On television, shouting matches between tweedy, effete liberals and snarly, red-meat conservatives masquerade as news shows. The lines between information and entertainment are so blurred that we have coined a new term — infotainment. The grotesque reality shows are not realistic at all — unless you count surrealism to be a form of realism. The White House pays journalists to plant stories in the press and no one seems to care very much. And in the business world, euphemisms thrive — downsizing, restructuring, involuntary attrition. These euphemisms have one objective — to bury the truth.

Good stuff. Click! Click!

Sketch-notes for English majors on Stephen Dixon's I.

Things that are I. (also known as, several reasons why the book I. is more fascinating than it may seem at first glance):

  • The title of the book I., a novel by Stephen Dixon

  • Stephen Dixon, who the reader is implicitly (intimate nature of the novel) and/or directly (through external readings--interviews, etc--in which facts of story correlate with facts of Stephen Dixon's real life) invited to compare main character of book I. with

  • I. as initial of the main character's name from book I., only given name/only provided identity for character throughout entire book

  • I. as the shape of the open hole in the cover of the book, through which we "see" (note I./eye homonym) Stephen Dixon/I.; title of book as literal absence from book--I. is "literally" not in the "literature"; I. as literal hand-hold on the story (fingers slip through cover while holding book open on lap)
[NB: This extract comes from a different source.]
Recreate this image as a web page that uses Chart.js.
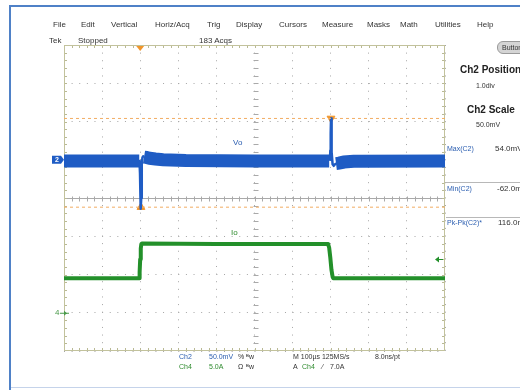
<!DOCTYPE html>
<html><head><meta charset="utf-8">
<script src="https://cdn.jsdelivr.net/npm/chart.js@4.4.1/dist/chart.umd.min.js"></script>
<style>
html,body{margin:0;padding:0;background:#fff;}
#wrap{position:relative;width:520px;height:390px;overflow:hidden;font-family:'Liberation Sans',Arial,sans-serif;font-size:8px;color:#333;}
#c{position:absolute;left:0;top:0;}
.t{position:absolute;white-space:nowrap;line-height:10px;}
.s{font-size:7px;}
.b{color:#2a5db0;}
.g{color:#2e8b2e;}
.bold{font-weight:bold;font-size:10px;color:#222;}
.hl{position:absolute;height:1px;background:#b8b8b8;left:446px;width:74px;}
</style></head><body>
<div id="wrap">
<canvas id="c" width="520" height="390"></canvas>
<div style="position:absolute;left:9px;top:5px;width:511px;height:2px;background:#4f81c7;"></div>
<div style="position:absolute;left:9px;top:5px;width:2px;height:385px;background:#4f81c7;"></div>
<div style="position:absolute;left:11px;top:387px;width:509px;height:1px;background:#c5d3ea;"></div>

<div class="t" style="left:53px;top:20px">File</div>
<div class="t" style="left:81px;top:20px">Edit</div>
<div class="t" style="left:111px;top:20px">Vertical</div>
<div class="t" style="left:155px;top:20px">Horiz/Acq</div>
<div class="t" style="left:207px;top:20px">Trig</div>
<div class="t" style="left:236px;top:20px">Display</div>
<div class="t" style="left:279px;top:20px">Cursors</div>
<div class="t" style="left:322px;top:20px">Measure</div>
<div class="t" style="left:367px;top:20px">Masks</div>
<div class="t" style="left:400px;top:20px">Math</div>
<div class="t" style="left:435px;top:20px">Utilities</div>
<div class="t" style="left:477px;top:20px">Help</div>

<div class="t" style="left:49px;top:36px">Tek</div>
<div class="t" style="left:78px;top:36px">Stopped</div>
<div class="t" style="left:199px;top:36px">183 Acqs</div>

<div class="t s" style="left:497px;top:41px;width:30px;height:11px;background:#d4d4d4;border:1px solid #9a9a9a;border-radius:6px;padding-left:4px;line-height:11px;">Button</div>
<div class="t bold" style="left:460px;top:65px">Ch2 Position</div>
<div class="t s" style="left:476px;top:81px">1.0div</div>
<div class="t bold" style="left:467px;top:105px">Ch2 Scale</div>
<div class="t s" style="left:476px;top:120px">50.0mV</div>
<div class="t b s" style="left:447px;top:144px">Max(C2)</div>
<div class="t" style="left:495px;top:144px">54.0mV</div>
<div class="hl" style="top:182px"></div>
<div class="t b s" style="left:447px;top:184px">Min(C2)</div>
<div class="t" style="left:497px;top:184px">-62.0mV</div>
<div class="hl" style="top:217px"></div>
<div class="t b s" style="left:447px;top:218px">Pk-Pk(C2)*</div>
<div class="t" style="left:498px;top:218px">116.0mV</div>

<div class="t b" style="left:233px;top:138px">Vo</div>
<div class="t g" style="left:231px;top:228px">Io</div>

<div class="t b s" style="left:179px;top:352px">Ch2</div>
<div class="t b s" style="left:209px;top:352px">50.0mV</div>
<div class="t s" style="left:238px;top:352px">%</div>
<div class="t s" style="left:246px;top:352px">ᴮw</div>
<div class="t s" style="left:293px;top:352px">M 100µs 125MS/s</div>
<div class="t s" style="left:375px;top:352px">8.0ns/pt</div>
<div class="t g s" style="left:179px;top:362px">Ch4</div>
<div class="t g s" style="left:209px;top:362px">5.0A</div>
<div class="t s" style="left:238px;top:362px">Ω</div>
<div class="t s" style="left:246px;top:362px">ᴮw</div>
<div class="t s" style="left:293px;top:362px">A</div>
<div class="t g s" style="left:302px;top:362px">Ch4</div>
<div class="t s" style="left:322px;top:362px">⁄</div>
<div class="t s" style="left:330px;top:362px">7.0A</div>
</div>
<script>
// Time axis (µs, trigger at 0): 100 µs/div
const timeRange = [-200, 800];
// Ch2 (Vo) scale in mV, 50 mV/div, position +1 div
const voRange = [-250, 150];
// Ch4 (Io) scale in A, 5 A/div, position -3 div
const ioRange = [-5, 35];

// Vo noisy band (drawn thick), gaps where the fast spikes are
const voBandTime = [-200, -60, -2.5, -2, 7, 10, 16, 25, 40, 60, 120, 300, 496, 497, 510, 514, 522, 535, 560, 800];
const voBandMv   = [-1.5, -1.5, -1.5, null, null, 3.5, 3, 2, 1, 0, -1, -1.5, -1.5, null, null, -5, -4.5, -3, -2, -1.5];

// Vo fast spikes (drawn thin)
const voSpikeTime = [-3, -1.5, -0.5, 0.5, 1.2, 2, 2.8, 3.6, 4.6, 6, 8, 10, 497, 498, 499, 500, 500.8, 501.8, 503, 505, 508, 511, 515];
const voSpikeMv   = [-1.5, -6, -18, -38, -55, -64, -50, -25, -5, 3, 4.5, 3.5, null, -1.5, 12, 34, 54, 36, 10, -6, -8, -6, -5];

// Io current step
const ioTime = [-200, -3, -1.5, 0, 1.5, 3, 4.5, 200, 493, 496, 499, 502, 505, 507, 800];
const ioAmps = [4.5, 4.5, 5.3, 7, 8.4, 9.0, 9.05, 9.0, 9.0, 8.5, 7.2, 5.6, 4.7, 4.5, 4.5];

// Measurement cursors (Max / Min of C2) and their markers
const cursorMv = [54, -62];
const cursorMarkTime = [500.8, 2];
const triggerTime = 0;
const triggerLevelA = 7.0;

const pts = (xs, ys) => xs.map((x, i) => ({x, y: ys[i]}));

const BLUE = '#1f5cc4', GREEN = '#23902a', ORANGE = '#f0952a';

const deco = {
  id: 'deco',
  beforeDatasetsDraw(chart) {
    const {ctx, chartArea: a} = chart;
    const L = a.left, R = a.right, T = a.top, B = a.bottom;
    const dx = (R - L) / 50, dy = (B - T) / 40;
    const cy = Math.round((T + B) / 2) + 0.5, cx = Math.round((L + R) / 2) + 0.5;
    ctx.save();
    ctx.lineWidth = 1;
    ctx.strokeStyle = '#a9a9a9';
    ctx.beginPath(); ctx.moveTo(L, cy); ctx.lineTo(R, cy); ctx.stroke();
    ctx.beginPath();
    for (let i = 1; i < 50; i++) {
      const x = Math.round(L + i * dx) + 0.5;
      ctx.moveTo(x, cy - 2); ctx.lineTo(x, cy + 3);
    }
    for (let j = 1; j < 40; j++) {
      const y = Math.round(T + j * dy) + 0.5;
      ctx.moveTo(cx - 2, y); ctx.lineTo(cx + 3, y);
    }
    ctx.stroke();
    ctx.strokeStyle = '#b9b994';
    ctx.beginPath();
    for (let i = 1; i < 50; i++) {
      const x = Math.round(L + i * dx) + 0.5;
      ctx.moveTo(x, T); ctx.lineTo(x, T + 3);
      ctx.moveTo(x, B); ctx.lineTo(x, B - 3);
    }
    for (let j = 1; j < 40; j++) {
      const y = Math.round(T + j * dy) + 0.5;
      ctx.moveTo(L, y); ctx.lineTo(L + 3, y);
      ctx.moveTo(R, y); ctx.lineTo(R - 3, y);
    }
    ctx.stroke();
    ctx.strokeStyle = '#c2c29c';
    ctx.strokeRect(Math.round(L) + 0.5, Math.round(T) + 0.5, Math.round(R - L) - 1, Math.round(B - T) - 1);
    ctx.restore();
  },
  afterDatasetsDraw(chart) {
    const {ctx, chartArea: a, scales} = chart;
    ctx.save();
    const tx = scales.x.getPixelForValue(triggerTime);
    ctx.fillStyle = ORANGE;
    ctx.beginPath(); ctx.moveTo(tx - 4, a.top + 1); ctx.lineTo(tx + 4, a.top + 1); ctx.lineTo(tx, a.top + 6); ctx.closePath(); ctx.fill();
    const y2 = scales.y.getPixelForValue(0);
    ctx.fillStyle = BLUE;
    ctx.beginPath(); ctx.moveTo(a.left - 12, y2 - 4); ctx.lineTo(a.left - 3, y2 - 4); ctx.lineTo(a.left, y2); ctx.lineTo(a.left - 3, y2 + 4); ctx.lineTo(a.left - 12, y2 + 4); ctx.closePath(); ctx.fill();
    ctx.fillStyle = '#fff'; ctx.font = 'bold 7px "Liberation Sans"'; ctx.textBaseline = 'middle';
    ctx.fillText('2', a.left - 9, y2 + 0.5);
    const y4 = scales.yI.getPixelForValue(0);
    ctx.fillStyle = '#4a9a4a'; ctx.font = '8px "Liberation Sans"';
    ctx.fillText('4', a.left - 9, y4);
    ctx.strokeStyle = '#4a9a4a'; ctx.lineWidth = 1;
    ctx.beginPath(); ctx.moveTo(a.left - 4, y4 + 0.5); ctx.lineTo(a.left + 5, y4 + 0.5); ctx.stroke();
    ctx.beginPath(); ctx.moveTo(a.left, y4 - 2); ctx.lineTo(a.left + 3, y4 + 0.5); ctx.lineTo(a.left, y4 + 3); ctx.closePath(); ctx.fill();
    const yt = Math.round(scales.yI.getPixelForValue(triggerLevelA)) + 0.5;
    ctx.fillStyle = GREEN; ctx.strokeStyle = GREEN;
    ctx.beginPath(); ctx.moveTo(a.right - 9, yt); ctx.lineTo(a.right - 2, yt); ctx.stroke();
    ctx.beginPath(); ctx.moveTo(a.right - 10, yt); ctx.lineTo(a.right - 6, yt - 3); ctx.lineTo(a.right - 6, yt + 3); ctx.closePath(); ctx.fill();
    ctx.restore();
  }
};

new Chart(document.getElementById('c'), {
  type: 'line',
  data: {
    datasets: [
      { data: pts(timeRange, [cursorMv[0], cursorMv[0]]), borderColor: '#f2ad62', borderWidth: 1, borderDash: [3, 3], pointRadius: 0, yAxisID: 'y' },
      { data: pts(timeRange, [cursorMv[1], cursorMv[1]]), borderColor: '#f2ad62', borderWidth: 1, borderDash: [3, 3], pointRadius: 0, yAxisID: 'y' },
      { data: pts(ioTime, ioAmps), borderColor: GREEN, borderWidth: 4, pointRadius: 0, tension: 0, yAxisID: 'yI', borderJoinStyle: 'round' },
      { data: pts(voBandTime, voBandMv), borderColor: BLUE, borderWidth: 13, borderCapStyle: 'butt', pointRadius: 0, tension: 0, spanGaps: false, yAxisID: 'y' },
      { data: pts(voSpikeTime, voSpikeMv), borderColor: BLUE, borderWidth: 2.5, pointRadius: 0, tension: 0, spanGaps: false, yAxisID: 'y', borderJoinStyle: 'round' },
      { data: [{x: cursorMarkTime[0], y: cursorMv[0]}], showLine: false, pointStyle: 'triangle', rotation: 180, pointRadius: 4.5, backgroundColor: ORANGE, borderColor: ORANGE, yAxisID: 'y', clip: false },
      { data: [{x: cursorMarkTime[1], y: cursorMv[1]}], showLine: false, pointStyle: 'triangle', rotation: 0, pointRadius: 4.5, backgroundColor: ORANGE, borderColor: ORANGE, yAxisID: 'y', clip: false }
    ]
  },
  options: {
    responsive: false,
    animation: false,
    layout: { padding: { left: 64, top: 45, right: 75, bottom: 39 } },
    plugins: { legend: { display: false }, tooltip: { enabled: false } },
    scales: {
      x: { type: 'linear', min: timeRange[0], max: timeRange[1],
           ticks: { display: false, stepSize: 100 },
           grid: { color: '#a6a6a6', lineWidth: 1, drawTicks: false, tickLength: 0 },
           border: { display: false, dash: [1, 6.62] } },
      y: { min: voRange[0], max: voRange[1],
           ticks: { display: false, stepSize: 50 },
           grid: { color: '#a6a6a6', lineWidth: 1, drawTicks: false, tickLength: 0 },
           border: { display: false, dash: [1, 6.62] } },
      yI: { display: false, min: ioRange[0], max: ioRange[1] }
    }
  },
  plugins: [deco]
});
</script>
</body></html>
  • I. as the open hole in the cover of the book, through which the image of Stephen Dixon "sees" us, as readers, and comments directly on our relationship to literature as literature (see also, breaking through the fourth wall, exemplified by brief flirtation with first person viewpoint beginning on page 101, followed by later (p. 123) blurring of line between first person and third person in introduction of "I." as name of main character, who had previously only been referred to as "he")

I. Yi Yi

So I've cut the Stephen Dixon love-in short, and by short I mean after three books, which is really still a pretty healthy amount of Stephen Dixon, even when none of the three books are Frog. I'm glad I finally read I. because it looks like McSweeney's will be publishing the book's sequel this summer. At least, Amazon says so. So that's pretty exciting.

Right now I'm reading The Ha-Ha by Dave King, because Austin mentioned a while back that King would be coming to Cleveland, and I was pretty sure I'd heard of the book before, and it sounded interesting, and I like seeing author readings, so. One plus one and all. Dave King will be around town Thursday through Saturday; I'll be crashing the Friday night reading at Joseph Beth Booksellers.

As for the book, I'm not too far into it, but I'm shocked to say that this book might feel more enclosed and interior and cooped-up and downright claustrophobic than any of the Stephen Dixon I've been reading, which is shocking because it's hard to get much more cooped-up and interior than Stephen Dixon (who oftentimes doesn't seem at all interested in acknowledging even the existence of a world outside the focus of his main character) unless, of course, you write a book in which the narrator literally can not speak or write but wants to very badly, which is what Dave King's gone and done, so, you know: victory, of sorts. Two perhaps obviously completely different types of "claustrophobic" literature. Also, neither of which type is "bad", nor should my comments be meant to be taken as negative reactions to the stories involved--though I guess it's maybe a little obvious I'm a, ah, fan of Dixon's work. Though I suspect this "cooped-upness" might be part of why he's not ragingly popular even amongst the literati-sect: we spend all our time in rooms, it's natural that eventually we want our literature to say things about rooms themselves, not just what's happening inside the mind of a character inside those rooms.